Chronological Enhancement

  • Date Extraction: Parses actual post dates from poem metadata
  • Timeline Construction: True chronological sequence by timestamps
  • Progress Calculation: Timeline reflects real temporal progression
  • HTML Integration: Golden collection chronological browser
  • Files: /src/html-generator/golden-collection-generator.lua

Privacy System

  • Anonymization Engine: Consistent user mapping across content
  • Boost Extraction: Optional ActivityPub Announce activity inclusion
  • Configuration Control: Clean/dirty mode switching
  • Content Processing: Reply syntax removal for embeddings
  • Files: /scripts/extract-fediverse.lua, /src/poem-extractor.lua

Scripts Integration

  • Path Modernization: All scripts use proper DIR-relative paths
  • Output Format: JSON format adapted for HTML generation pipeline
  • Pipeline Integration: Extraction integrated into main workflow
  • Archive Access: ZIP archive extraction implemented

Cross-Phase Dependencies

From Previous Phases:

  • Phase 1: Poem extraction and validation (6,860 poems)
  • Phase 2: Embedding generation and similarity matrices
  • Phase 3: HTML template system and navigation infrastructure
  • Phase 4: Character counting fixes for fediverse content
  • Phase 5: Flat HTML generation and design consistency

For Future Development:

  • Future multimedia features will benefit from Phase 6 image and chronological infrastructure
  • Privacy system provides foundation for public content display
  • Scripts integration enables automated pipeline execution

Open Issues (Post-Completion Improvements)

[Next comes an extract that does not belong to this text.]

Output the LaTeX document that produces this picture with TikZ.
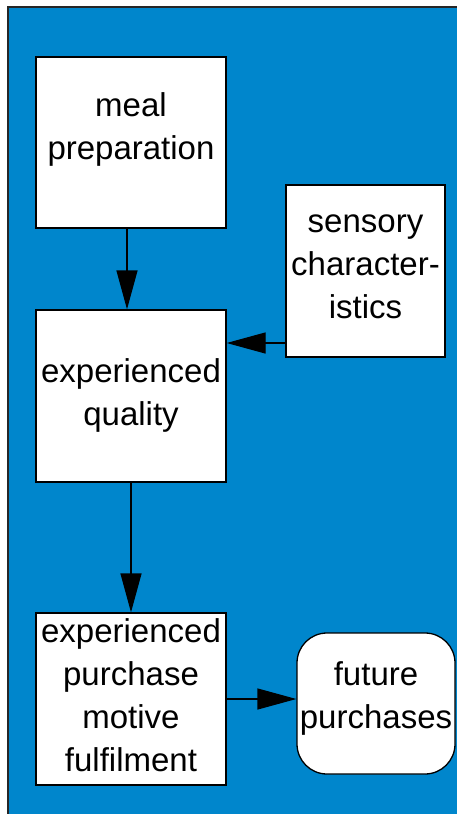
\documentclass[tikz,border=0pt]{standalone}
\usepackage{fontspec}
\setmainfont{Liberation Sans}
\usetikzlibrary{arrows.meta}
\definecolor{bg}{RGB}{0,134,204}
\begin{document}
\begin{tikzpicture}[x=1pt,y=-1pt,
  box/.style={draw=black, fill=white, line width=1.3pt, inner sep=0pt},
  txt/.style={align=center, font=\fontsize{33}{43}\selectfont, inner sep=0pt},
  arr/.style={-{Triangle[length=39pt,width=21pt]}, line width=1.3pt}]
\useasboundingbox (0,0) rectangle (456,814);
\fill[white] (0,0) rectangle (456,814);
\fill[bg] (8,7) rectangle (460,818);
\draw[line width=2pt, black!85] (8,818) -- (8,7) -- (460,7);
\node[box, minimum width=190pt, minimum height=171pt] (meal) at (131,142.5) {};
\node[box, minimum width=159pt, minimum height=172pt] (sens) at (365.5,271) {};
\node[box, minimum width=190pt, minimum height=172pt] (qual) at (131,396) {};
\node[box, minimum width=190pt, minimum height=172pt] (motive) at (131,699) {};
\node[box, rounded corners=30pt, minimum width=158pt, minimum height=141pt] (future) at (376,703.5) {};
\node[txt] (mealt) at ([yshift=13pt]meal.center) {meal\\preparation};
\node[txt] (senst) at ([yshift=4pt]sens.center) {sensory\\character-\\istics};
\node[txt] (qualt) at ([yshift=1pt]qual.center) {experienced\\quality};
\node[txt] (motivet) at ([yshift=4pt]motive.center) {experienced\\purchase\\motive\\fulfilment};
\node[txt] (futuret) at ([yshift=5pt]future.center) {future\\purchases};
\draw[arr] ([xshift=-4pt]meal.south) -- ([xshift=-4pt]qual.north);
\coordinate (s) at ([yshift=-72pt]sens.west);
\draw[arr] (s) -- (s -| qual.east);
\draw[arr] (qual.south) -- (motive.north);
\draw[arr] (motive.east) -- (motive.east -| future.west);
\end{tikzpicture}
\end{document}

IssueDescriptionStatusPriority
6-013Investigate semantic color distribution imbalanceOpenMedium
6-033Enhance embedding content preprocessingOpenHigh

Phase 6 Completion Summary

Status: COMPLETE (core objectives achieved, follow-up improvements open)

Key Metrics:

  • 539 Images Cataloged: Complete multimedia content foundation
  • 1,271 Users Anonymized: Comprehensive privacy protection
  • True Temporal Ordering: Chronological browsing by actual timestamps
  • Cleaner Embeddings: 29% of content improved for better similarity
  • 15 Issues Completed: All Phase 6 objectives achieved

Completed Issues (Moved to /issues/completed/)

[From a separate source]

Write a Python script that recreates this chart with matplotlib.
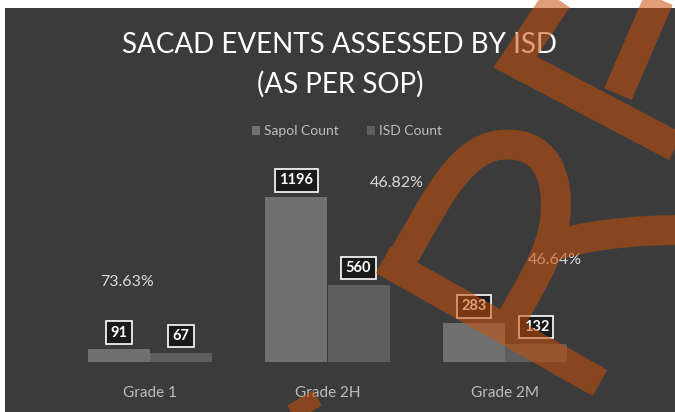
import matplotlib
matplotlib.use("Agg")
import matplotlib.pyplot as plt
import numpy as np
from matplotlib.patches import Rectangle, PathPatch
from matplotlib.path import Path

plt.rcParams['font.family'] = ['Lato', 'DejaVu Sans']

# ---- data ----
categories = ["Grade 1", "Grade 2H", "Grade 2M"]
sapol_count = [91, 1196, 283]
isd_count = [67, 560, 132]
series_names = ["Sapol Count", "ISD Count"]
title_line1 = "SACAD EVENTS ASSESSED BY ISD"
title_line2 = "(AS PER SOP)"

# positions of the ratio labels (x in category units, y in data units)
pct_pos_x = [-0.13, 1.39, 2.28]
pct_pos_y = [580, 1297, 739]

W, H = 675, 412
fig = plt.figure(figsize=(W / 100, H / 100), dpi=100, facecolor="white")

BG = "#3b3b3b"
fig.add_artist(Rectangle((5 / W, 0), 1 - 5 / W, 1 - 8 / H, transform=fig.transFigure,
                         facecolor=BG, edgecolor="none", zorder=0))

ax = fig.add_axes([61 / W, (H - 362) / H, 533 / W, 207 / H])
ax.set_facecolor("none")
ax.set_xlim(-0.5, 2.5)
ax.set_ylim(0, 1500)
for s in ax.spines.values():
    s.set_visible(False)
ax.set_yticks([])

x = np.arange(len(categories))
bw = 0.35
c_sapol = "#707070"
c_isd = "#5e5e5e"
b1 = ax.bar(x - bw / 2, sapol_count, bw, color=c_sapol, label=series_names[0], zorder=2)
b2 = ax.bar(x + bw / 2, isd_count, bw, color=c_isd, label=series_names[1], zorder=2)

ax.set_xticks(x)
ax.set_xticklabels(categories, color="#bdbdbd", fontsize=11)
ax.tick_params(axis="x", length=0, pad=17)

box = dict(boxstyle="square,pad=0.3", facecolor="#1a1a1a", edgecolor="white", linewidth=1.2)
for bars, vals in ((b1, sapol_count), (b2, isd_count)):
    for r, v in zip(bars, vals):
        ax.annotate(str(v), (r.get_x() + r.get_width() / 2, r.get_height()),
                    xytext=(0, 7), textcoords="offset points", ha="center", va="bottom",
                    color="white", fontsize=10.5, fontweight="bold", bbox=box, zorder=5,
                    annotation_clip=False)

for i in range(len(categories)):
    pct = isd_count[i] / sapol_count[i] * 100
    ax.text(pct_pos_x[i], pct_pos_y[i], f"{pct:.2f}%", ha="center", va="center",
            color="#d9d9d9", fontsize=11.5, zorder=5, clip_on=False)

fig.text(340 / W, 1 - 45 / H, title_line1, ha="center", va="center", color="white", fontsize=20)
fig.text(340 / W, 1 - 84 / H, title_line2, ha="center", va="center", color="white", fontsize=20)

fig.legend(handles=[b1, b2], loc="center", bbox_to_anchor=(347 / W, 1 - 131 / H),
           ncol=2, frameon=False, fontsize=10, labelcolor="#bdbdbd",
           handlelength=0.6, handleheight=0.6, handletextpad=0.3, columnspacing=2.0)

# ---- watermark overlay (scan artifact), drawn as one stroked path ----
def px(p):
    return (p[0] / W, 1 - p[1] / H)

verts, codes = [], []

def seg(pts, kind):
    verts.append(px(pts[0]))
    codes.append(Path.MOVETO)
    for p in pts[1:]:
        verts.append(px(p))
        codes.append(kind)

seg([(562, -8), (515, 62), (682, 150)], Path.LINETO)
seg([(618, 94), (662, -8)], Path.LINETO)
seg([(383, 260), (600, 383)], Path.LINETO)
seg([(400, 262), (430, 215), (455, 150), (500, 145),
     (545, 140), (560, 175), (555, 220),
     (550, 260), (525, 292), (505, 332)], Path.CURVE4)
seg([(548, 248), (580, 236), (630, 230), (682, 230)], Path.CURVE4)
seg([(300, 398), (332, 452)], Path.LINETO)

fig.add_artist(PathPatch(Path(verts, codes), transform=fig.transFigure, fill=False,
                         edgecolor="#c8500a", alpha=0.55, linewidth=21.5, zorder=10,
                         capstyle="butt", joinstyle="miter"))

fig.savefig("out.png", dpi=100, facecolor="white")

  • 6-017: Image Integration System (2025-12-14)
  • 6-025: True Chronological Sorting (2025-12-14)
  • 6-026: Integrate and Modernize Scripts Directory (2025-12-14)
  • 6-026a: Modernize Script Path Handling (2025-12-14)
  • 6-026b: Adapt Output Format for HTML Generation (2025-12-14)
  • 6-026c: Integrate Extraction Pipeline (2025-12-14)
  • 6-026d: Implement ZIP Archive Access (2025-12-14)
  • 6-027: Fediverse Privacy and Boost Handling (2025-12-14)
  • 6-027a: Privacy-Aware Reply Anonymization (2025-12-14)
  • 6-027b: Boost/Announce Activity Extraction (2025-12-14)
  • 6-028: Replace CSS with Hard-coded HTML Generation (2025-12-14)
  • 6-029: Remove Reply Syntax from Embedding Content (2025-12-14)
  • 6-030: Resolve Username Variation Anonymization Inconsistency (2025-12-14)
  • 6-031: Configurable Poem Exclusion Filter (2026-01-21)
  • 6-032: Fix BR Tag Variants in HTML Cleaning (2026-01-21)